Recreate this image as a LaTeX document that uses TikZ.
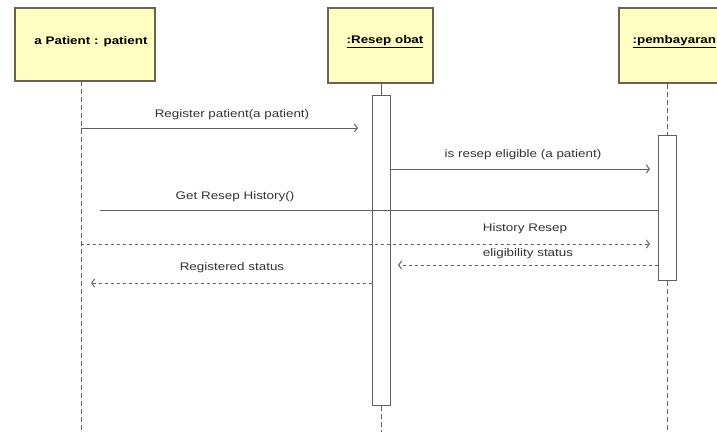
\documentclass[tikz,border=0pt]{standalone}
\usepackage{fontspec}
\setmainfont{Liberation Sans}
\newfontfamily\lblfont[FakeStretch=1.22]{Liberation Sans}
\usetikzlibrary{arrows.meta}
\definecolor{boxfill}{HTML}{FFFFC4}
\definecolor{boxedge}{HTML}{6E6248}
\definecolor{linegray}{HTML}{606060}
\definecolor{textgray}{HTML}{333333}
\begin{document}
\begin{tikzpicture}[x=1pt,y=-1pt,
  obj/.style={draw=boxedge, fill=boxfill, line width=1.2pt, inner sep=0pt,
    font=\lblfont\bfseries\fontsize{11}{13}\selectfont, text=black},
  actbar/.style={draw=linegray, fill=white, line width=1pt, minimum width=18pt, inner sep=0pt},
  life/.style={draw=linegray, line width=1pt, dash pattern=on 5pt off 3pt},
  lifesolid/.style={draw=linegray, line width=1pt},
  call/.style={draw=linegray, line width=1pt, -{Straight Barb[length=3pt,width=8pt,sep=4pt]}},
  plain/.style={draw=linegray, line width=1pt},
  reply/.style={draw=linegray, line width=1pt, dash pattern=on 3pt off 3pt,
    -{Straight Barb[length=3pt,width=8pt,sep=4pt]}},
  lbl/.style={font=\lblfont\fontsize{11}{13}\selectfont, text=textgray, inner sep=0pt}
]
\useasboundingbox (0,0) rectangle (717,432);
\clip (0,0) rectangle (717,432);

% object boxes
\node[obj, minimum width=140pt, minimum height=73pt] (patient) at (85,44.5) {};
\node[obj, minimum width=105pt, minimum height=75pt] (resep) at (380.5,45.5) {};
\node[obj, minimum width=106pt, minimum height=75pt] (bayar) at (672,45.5) {};
\node[obj, draw=none, fill=none] (patientname) at (91,42) {a Patient : patient};
\node[obj, draw=none, fill=none, anchor=west] (resepname) at (346,42) {\underline{:Resep obat}};
\node[obj, draw=none, fill=none, anchor=west] (bayarname) at (632,42) {\underline{:pembayaran}};

% activation bars
\node[actbar, minimum height=310pt] (actR) at (381,250) {};
\node[actbar, minimum height=145pt] (actP) at (667,207.5) {};

% lifelines
\coordinate (pBot) at (81,432);
\coordinate (pTop) at (81,81);
\draw[life] (pTop) -- (pBot);
\draw[lifesolid] (actR.north |- resep.south) -- (actR.north);
\coordinate (rBot) at (381,432);
\draw[life] (actR.south) -- (rBot);
\draw[life] (actP.north |- bayar.south) -- (actP.north);
\coordinate (bBot) at (667,432);
\draw[life] (actP.south) -- (bBot);

% messages
\coordinate (m1s) at (81,128);   \coordinate (m1e) at (362,128);
\draw[call] (m1s) -- (m1e);
\node[lbl] (l1) at (232,115) {Register patient(a patient)};

\coordinate (m2e) at (654,169);
\draw[call] (actR.east |- m2e) -- (m2e);
\node[lbl] (l2) at (523,155) {is resep eligible (a patient)};

\coordinate (m3s) at (100,210);
\draw[plain] (m3s) -- (actP.west |- m3s);
\node[lbl] (l3) at (235,197) {Get Resep History()};

\coordinate (m4s) at (81,244);   \coordinate (m4e) at (654,244);
\draw[reply] (m4s) -- (m4e);
\node[lbl] (l4) at (525,229) {History Resep};

\coordinate (m5e) at (394,265);
\draw[reply] (actP.west |- m5e) -- (m5e);
\node[lbl] (l5) at (528,254) {eligibility status};

\coordinate (m6e) at (87,283);
\draw[reply] (actR.west |- m6e) -- (m6e);
\node[lbl] (l6) at (232,268) {Registered status};
\end{tikzpicture}
\end{document}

::::

### Your instructions
Repeat the listing verbatim. Skip the pictures.

### Reply to the task
Recreate this image as a LaTeX document that uses TikZ.
\documentclass[tikz,border=0pt]{standalone}
\usepackage{fontspec}
\setmainfont{Liberation Sans}
\newfontfamily\lblfont[FakeStretch=1.22]{Liberation Sans}
\usetikzlibrary{arrows.meta}
\definecolor{boxfill}{HTML}{FFFFC4}
\definecolor{boxedge}{HTML}{6E6248}
\definecolor{linegray}{HTML}{606060}
\definecolor{textgray}{HTML}{333333}
\begin{document}
\begin{tikzpicture}[x=1pt,y=-1pt,
  obj/.style={draw=boxedge, fill=boxfill, line width=1.2pt, inner sep=0pt,
    font=\lblfont\bfseries\fontsize{11}{13}\selectfont, text=black},
  actbar/.style={draw=linegray, fill=white, line width=1pt, minimum width=18pt, inner sep=0pt},
  life/.style={draw=linegray, line width=1pt, dash pattern=on 5pt off 3pt},
  lifesolid/.style={draw=linegray, line width=1pt},
  call/.style={draw=linegray, line width=1pt, -{Straight Barb[length=3pt,width=8pt,sep=4pt]}},
  plain/.style={draw=linegray, line width=1pt},
  reply/.style={draw=linegray, line width=1pt, dash pattern=on 3pt off 3pt,
    -{Straight Barb[length=3pt,width=8pt,sep=4pt]}},
  lbl/.style={font=\lblfont\fontsize{11}{13}\selectfont, text=textgray, inner sep=0pt}
]
\useasboundingbox (0,0) rectangle (717,432);
\clip (0,0) rectangle (717,432);

% object boxes
\node[obj, minimum width=140pt, minimum height=73pt] (patient) at (85,44.5) {};
\node[obj, minimum width=105pt, minimum height=75pt] (resep) at (380.5,45.5) {};
\node[obj, minimum width=106pt, minimum height=75pt] (bayar) at (672,45.5) {};
\node[obj, draw=none, fill=none] (patientname) at (91,42) {a Patient : patient};
\node[obj, draw=none, fill=none, anchor=west] (resepname) at (346,42) {\underline{:Resep obat}};
\node[obj, draw=none, fill=none, anchor=west] (bayarname) at (632,42) {\underline{:pembayaran}};

% activation bars
\node[actbar, minimum height=310pt] (actR) at (381,250) {};
\node[actbar, minimum height=145pt] (actP) at (667,207.5) {};

% lifelines
\coordinate (pBot) at (81,432);
\coordinate (pTop) at (81,81);
\draw[life] (pTop) -- (pBot);
\draw[lifesolid] (actR.north |- resep.south) -- (actR.north);
\coordinate (rBot) at (381,432);
\draw[life] (actR.south) -- (rBot);
\draw[life] (actP.north |- bayar.south) -- (actP.north);
\coordinate (bBot) at (667,432);
\draw[life] (actP.south) -- (bBot);

% messages
\coordinate (m1s) at (81,128);   \coordinate (m1e) at (362,128);
\draw[call] (m1s) -- (m1e);
\node[lbl] (l1) at (232,115) {Register patient(a patient)};

\coordinate (m2e) at (654,169);
\draw[call] (actR.east |- m2e) -- (m2e);
\node[lbl] (l2) at (523,155) {is resep eligible (a patient)};

\coordinate (m3s) at (100,210);
\draw[plain] (m3s) -- (actP.west |- m3s);
\node[lbl] (l3) at (235,197) {Get Resep History()};

\coordinate (m4s) at (81,244);   \coordinate (m4e) at (654,244);
\draw[reply] (m4s) -- (m4e);
\node[lbl] (l4) at (525,229) {History Resep};

\coordinate (m5e) at (394,265);
\draw[reply] (actP.west |- m5e) -- (m5e);
\node[lbl] (l5) at (528,254) {eligibility status};

\coordinate (m6e) at (87,283);
\draw[reply] (actR.west |- m6e) -- (m6e);
\node[lbl] (l6) at (232,268) {Registered status};
\end{tikzpicture}
\end{document}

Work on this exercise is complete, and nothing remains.